Several weeks ago, there was a link to a petition that was posted on our Vaccinate Your Baby Facebook page.  The petition was in objection to an anti-vaccination ad running every hour from April 11th – 28th on the large CBS jumbotron in New York City’s Times Square. 
If you didn’t know much about the organizations who have sponsored the ad – the National Vaccination Information Center (NVIC), in conjunction with Mercola.com – you just might think that they were providing viewers with government sponsored vaccine information.  The concern is that this couldn’t be further from the truth.  These two organizations are directly opposed to the government’s public health efforts and childhood vaccinations. 

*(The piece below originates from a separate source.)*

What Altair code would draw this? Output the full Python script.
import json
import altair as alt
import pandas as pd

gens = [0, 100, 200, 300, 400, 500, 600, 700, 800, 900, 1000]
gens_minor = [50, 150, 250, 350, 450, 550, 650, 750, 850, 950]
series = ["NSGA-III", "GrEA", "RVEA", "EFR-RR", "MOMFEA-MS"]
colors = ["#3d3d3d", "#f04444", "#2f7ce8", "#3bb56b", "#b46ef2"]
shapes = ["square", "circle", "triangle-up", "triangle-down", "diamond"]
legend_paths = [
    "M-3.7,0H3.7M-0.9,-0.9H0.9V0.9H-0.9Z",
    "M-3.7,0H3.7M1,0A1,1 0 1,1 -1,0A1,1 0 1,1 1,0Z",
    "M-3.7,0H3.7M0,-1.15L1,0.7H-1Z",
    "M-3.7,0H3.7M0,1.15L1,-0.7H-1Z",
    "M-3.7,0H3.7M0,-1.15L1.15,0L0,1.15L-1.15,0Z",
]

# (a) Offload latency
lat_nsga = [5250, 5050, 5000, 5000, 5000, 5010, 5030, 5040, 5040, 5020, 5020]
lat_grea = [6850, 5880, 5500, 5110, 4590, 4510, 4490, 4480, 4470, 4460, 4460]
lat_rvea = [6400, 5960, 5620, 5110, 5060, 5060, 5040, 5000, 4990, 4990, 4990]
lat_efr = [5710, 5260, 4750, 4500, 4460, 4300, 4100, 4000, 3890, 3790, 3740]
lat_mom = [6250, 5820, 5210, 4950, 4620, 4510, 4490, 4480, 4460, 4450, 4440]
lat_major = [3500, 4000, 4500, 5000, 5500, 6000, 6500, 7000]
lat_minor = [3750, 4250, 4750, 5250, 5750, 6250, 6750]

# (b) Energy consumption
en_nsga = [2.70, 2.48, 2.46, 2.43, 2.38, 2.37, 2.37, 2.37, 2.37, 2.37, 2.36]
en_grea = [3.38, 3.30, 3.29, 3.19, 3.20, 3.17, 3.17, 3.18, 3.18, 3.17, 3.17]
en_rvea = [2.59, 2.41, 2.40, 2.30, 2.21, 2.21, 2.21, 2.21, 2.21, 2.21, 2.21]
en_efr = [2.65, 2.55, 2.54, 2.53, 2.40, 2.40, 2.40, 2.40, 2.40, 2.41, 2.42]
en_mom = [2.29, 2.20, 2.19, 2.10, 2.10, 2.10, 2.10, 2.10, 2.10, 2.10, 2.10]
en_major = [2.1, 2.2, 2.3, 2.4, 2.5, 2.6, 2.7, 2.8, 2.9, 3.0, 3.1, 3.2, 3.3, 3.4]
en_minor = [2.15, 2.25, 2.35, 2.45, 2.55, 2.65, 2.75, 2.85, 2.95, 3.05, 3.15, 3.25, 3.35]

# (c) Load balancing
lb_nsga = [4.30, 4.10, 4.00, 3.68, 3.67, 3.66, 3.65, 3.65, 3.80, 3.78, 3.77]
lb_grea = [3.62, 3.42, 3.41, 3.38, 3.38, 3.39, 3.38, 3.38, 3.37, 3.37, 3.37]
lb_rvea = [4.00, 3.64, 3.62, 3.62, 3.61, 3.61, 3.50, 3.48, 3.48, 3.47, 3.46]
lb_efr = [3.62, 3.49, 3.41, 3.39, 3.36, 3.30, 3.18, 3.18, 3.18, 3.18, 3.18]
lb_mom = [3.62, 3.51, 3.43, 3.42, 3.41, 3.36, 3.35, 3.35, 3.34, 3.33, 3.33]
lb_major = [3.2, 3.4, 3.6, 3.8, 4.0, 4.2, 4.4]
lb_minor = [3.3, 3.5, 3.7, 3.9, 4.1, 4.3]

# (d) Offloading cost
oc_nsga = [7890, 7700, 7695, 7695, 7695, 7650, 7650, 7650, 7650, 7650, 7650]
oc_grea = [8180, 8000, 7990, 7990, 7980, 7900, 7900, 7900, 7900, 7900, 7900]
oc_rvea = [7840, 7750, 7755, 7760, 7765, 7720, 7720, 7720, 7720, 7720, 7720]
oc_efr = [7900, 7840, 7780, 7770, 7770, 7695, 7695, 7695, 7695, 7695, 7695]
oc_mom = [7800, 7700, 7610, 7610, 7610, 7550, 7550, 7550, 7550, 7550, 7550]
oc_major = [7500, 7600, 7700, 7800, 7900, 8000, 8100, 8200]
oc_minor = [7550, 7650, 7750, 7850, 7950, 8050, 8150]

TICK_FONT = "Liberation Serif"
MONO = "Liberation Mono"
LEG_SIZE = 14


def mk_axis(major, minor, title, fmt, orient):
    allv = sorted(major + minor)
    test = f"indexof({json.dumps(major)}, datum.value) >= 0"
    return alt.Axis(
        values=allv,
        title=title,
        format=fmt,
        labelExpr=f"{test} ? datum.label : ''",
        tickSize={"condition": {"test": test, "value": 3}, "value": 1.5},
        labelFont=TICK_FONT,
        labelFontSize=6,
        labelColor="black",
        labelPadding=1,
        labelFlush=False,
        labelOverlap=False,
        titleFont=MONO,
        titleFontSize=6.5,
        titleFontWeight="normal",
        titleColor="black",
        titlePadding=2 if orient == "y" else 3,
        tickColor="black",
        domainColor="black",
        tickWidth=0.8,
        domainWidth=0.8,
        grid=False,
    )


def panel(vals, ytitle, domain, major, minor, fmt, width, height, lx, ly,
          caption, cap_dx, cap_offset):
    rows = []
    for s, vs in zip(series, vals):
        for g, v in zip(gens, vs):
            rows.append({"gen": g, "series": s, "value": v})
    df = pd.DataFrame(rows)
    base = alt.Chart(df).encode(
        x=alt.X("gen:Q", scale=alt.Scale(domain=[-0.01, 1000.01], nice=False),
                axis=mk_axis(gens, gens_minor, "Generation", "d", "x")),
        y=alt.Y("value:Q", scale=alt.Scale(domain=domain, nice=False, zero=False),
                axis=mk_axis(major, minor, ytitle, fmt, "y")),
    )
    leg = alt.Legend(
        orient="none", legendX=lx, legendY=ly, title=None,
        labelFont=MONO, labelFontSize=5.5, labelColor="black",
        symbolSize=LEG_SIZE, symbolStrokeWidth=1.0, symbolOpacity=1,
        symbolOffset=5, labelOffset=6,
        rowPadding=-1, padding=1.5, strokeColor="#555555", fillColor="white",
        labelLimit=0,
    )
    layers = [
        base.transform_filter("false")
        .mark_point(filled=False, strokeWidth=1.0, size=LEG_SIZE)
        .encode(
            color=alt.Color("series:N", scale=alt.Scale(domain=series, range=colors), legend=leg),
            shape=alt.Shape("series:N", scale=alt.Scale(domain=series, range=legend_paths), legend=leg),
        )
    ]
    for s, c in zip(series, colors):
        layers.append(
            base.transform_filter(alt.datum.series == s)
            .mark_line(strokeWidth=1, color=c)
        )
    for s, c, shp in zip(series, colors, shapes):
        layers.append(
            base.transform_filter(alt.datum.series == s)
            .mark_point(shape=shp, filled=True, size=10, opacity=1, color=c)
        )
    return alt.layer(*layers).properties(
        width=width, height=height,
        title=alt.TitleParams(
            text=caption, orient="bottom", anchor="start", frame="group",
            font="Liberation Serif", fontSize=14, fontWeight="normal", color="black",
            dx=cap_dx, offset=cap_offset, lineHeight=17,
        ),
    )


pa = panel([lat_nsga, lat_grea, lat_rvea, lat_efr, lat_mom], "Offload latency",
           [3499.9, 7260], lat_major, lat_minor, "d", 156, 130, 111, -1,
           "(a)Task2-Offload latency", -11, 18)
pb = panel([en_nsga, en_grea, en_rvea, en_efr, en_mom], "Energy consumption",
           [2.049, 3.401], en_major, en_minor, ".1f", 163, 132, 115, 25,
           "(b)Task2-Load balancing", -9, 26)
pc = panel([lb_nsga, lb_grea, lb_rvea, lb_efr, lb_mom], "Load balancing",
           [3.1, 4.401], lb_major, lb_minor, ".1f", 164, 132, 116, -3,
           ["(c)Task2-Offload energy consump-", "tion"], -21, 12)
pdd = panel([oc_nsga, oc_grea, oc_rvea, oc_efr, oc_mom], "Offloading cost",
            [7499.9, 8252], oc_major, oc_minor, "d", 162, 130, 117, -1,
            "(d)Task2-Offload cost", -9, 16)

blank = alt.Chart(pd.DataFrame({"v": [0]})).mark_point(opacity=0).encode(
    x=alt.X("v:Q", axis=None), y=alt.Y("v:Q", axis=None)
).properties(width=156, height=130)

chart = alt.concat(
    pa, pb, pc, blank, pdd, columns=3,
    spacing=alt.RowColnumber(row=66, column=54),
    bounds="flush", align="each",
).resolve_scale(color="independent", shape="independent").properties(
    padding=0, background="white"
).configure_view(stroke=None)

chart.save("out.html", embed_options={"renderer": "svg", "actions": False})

The debate over this ad is quite complex.  However, in a recent Salon.com article, Dr. Parikh does a fine job of highlighting some of the most critical concerns with this anti-vaccination messaging.     
One particular concern raised by this ad is one of ethics.  If advertising messages are harmful to the health of the general population, is there no one who has a responsibility to restrict those messages?   Should the organization that is selling the advertising space be held accountable for the advertising messages they display?   Dr. Parikh explores these questions among others, and acknowledges his many concerns.    

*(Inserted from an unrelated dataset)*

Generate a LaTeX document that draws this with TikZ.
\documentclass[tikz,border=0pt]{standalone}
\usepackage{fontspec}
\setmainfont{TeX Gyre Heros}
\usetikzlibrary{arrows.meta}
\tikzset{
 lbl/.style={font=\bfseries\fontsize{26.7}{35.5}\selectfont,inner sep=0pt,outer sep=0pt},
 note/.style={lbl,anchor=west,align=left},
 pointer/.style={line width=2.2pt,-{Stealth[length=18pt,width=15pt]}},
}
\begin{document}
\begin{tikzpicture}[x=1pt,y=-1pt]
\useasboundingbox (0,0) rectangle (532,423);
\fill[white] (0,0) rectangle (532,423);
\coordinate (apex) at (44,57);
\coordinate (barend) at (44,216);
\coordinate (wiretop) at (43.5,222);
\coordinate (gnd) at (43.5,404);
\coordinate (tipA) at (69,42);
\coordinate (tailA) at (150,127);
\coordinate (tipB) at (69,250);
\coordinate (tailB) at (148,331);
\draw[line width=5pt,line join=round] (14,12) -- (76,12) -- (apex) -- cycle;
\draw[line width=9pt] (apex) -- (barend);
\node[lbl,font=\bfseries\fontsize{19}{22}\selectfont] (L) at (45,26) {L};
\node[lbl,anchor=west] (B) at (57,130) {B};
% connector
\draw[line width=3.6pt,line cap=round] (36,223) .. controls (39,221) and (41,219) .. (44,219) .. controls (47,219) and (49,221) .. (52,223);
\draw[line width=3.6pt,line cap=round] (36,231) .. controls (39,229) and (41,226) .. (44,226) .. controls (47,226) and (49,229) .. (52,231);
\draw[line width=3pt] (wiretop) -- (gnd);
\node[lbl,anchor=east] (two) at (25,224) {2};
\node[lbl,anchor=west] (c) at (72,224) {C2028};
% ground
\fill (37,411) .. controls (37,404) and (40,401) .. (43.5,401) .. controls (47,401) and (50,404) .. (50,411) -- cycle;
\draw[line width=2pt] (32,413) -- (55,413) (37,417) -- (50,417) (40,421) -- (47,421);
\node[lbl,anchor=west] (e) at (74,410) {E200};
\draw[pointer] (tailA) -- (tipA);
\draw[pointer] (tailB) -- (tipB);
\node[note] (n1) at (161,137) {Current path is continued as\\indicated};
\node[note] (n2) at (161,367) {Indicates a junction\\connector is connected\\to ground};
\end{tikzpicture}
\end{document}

He explains that while we’ve become “savvy ad consumers, who roll our eyes at the claims of weight loss pills and miracle products,” he objects to the ad because he feels it is disguised as a public service announcement that ultimately directs parents to dangerous anti-vaccine messaging. 
Dr. Parikh is also surprised by the “lack of outrage from the medical and public health community.”  He explains that while “rational vaccine advocates remain quiet and polite”, claims about the dangers of vaccines go unchallenged.  This is why he is calling for a “strong dose of passion” along with a campaign of powerful and unforgettable messages that emphasize a pro-vaccine position.  Messages that will remind us that there are lives at stake here. 
While the American Academy of Pediatrics has expressed concerns about this ad in a letter to CBS Outdoor, (the company responsible for placing the ad on the jumbotron), Dr. Parikh fears that this effort has not been forceful enough.  He suggests that if the public health community and medical professionals would have the same audacity as NVIC, then perhaps it would be a fair fight. 
For now, we are left to wonder, who will step up? Just how much of this information will be allow to go unchallenged?  More importantly, how can we do a better job of communicating the importance of immunizations? 
As more and more views of this ad drive traffic to the NVIC website, it appears that we do, indeed, have a failure to communicate.